If you’d like to play with an online Bayesian calculator, check this one here for simple situations (two hypotheses), or this one here for more complex ones (up to five competitive hypotheses). Just remember, don’t confuse your likelihoods with your probabilities!

1. Scientists use another important probability calculation: the probability that data would occur by chance: P (D | not (H1 or H2 or ... Hn)), where the Hx is in the list of hypotheses that includes all non-chance explanations.

This statistic is a useful way to estimate the prior probability for a Baysian inference. Counter-intuitively, we can set the prior probability of a specific to this "negative" probability, so that the posterior probability from one data point (or one set of known a priori data is 0.50. This technique requires us to either evaluate the known data one by one (which allows us to rigorously examine the simplicity of the hypothesis) or requires us to match a second set of new data with the same hypothesis.

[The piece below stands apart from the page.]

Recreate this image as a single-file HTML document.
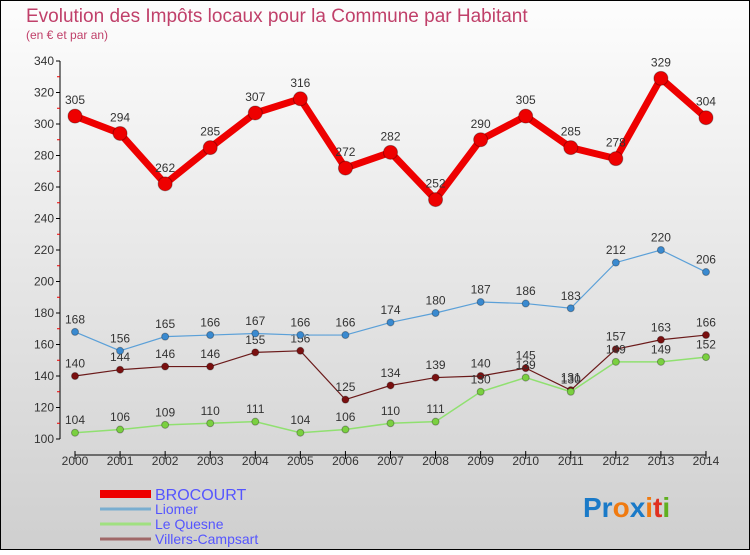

3. This reminds me of William Lane Craig on the resurrection. He argued that, although it was indeed highly improbable as a natural event, it was entirely probable as a supernatural one.

4. An example I gave when teaching (and which would be great if it's true) are the investigations the Vatican does for putative miracles (for wanna-be saints). What I don't know is how scientific the researchers are, but supposing that they are serious, then it may be that they judgments are bonna fide scientific evaluations... With the caveat that they have a very high a priori probability for the hypothesis of a loving God helping a sick person who unexpectedly recovered.

5. barefoot bum,

That option is available if you post while logged in with a google/blogger account. It encourages people to subscribe to the system...

6. Massimo,
I'm logged in and I don't see it. All I can do is subscribe to follow up comments once I post. I don't think that's what barefoot bum was asking for.

7. Great post and thanks for keeping it at a level where occasional readers can still enjoy.

I suppose this distinction lies at the heart of divine "manifestations" whereby a crying statue of Marie would be a reliable sign of God if it had been proven there is in fact a God whereas it is statistically meaningless in the current context: God has not been proven to exist and the statue does not increase its prior probability significantly.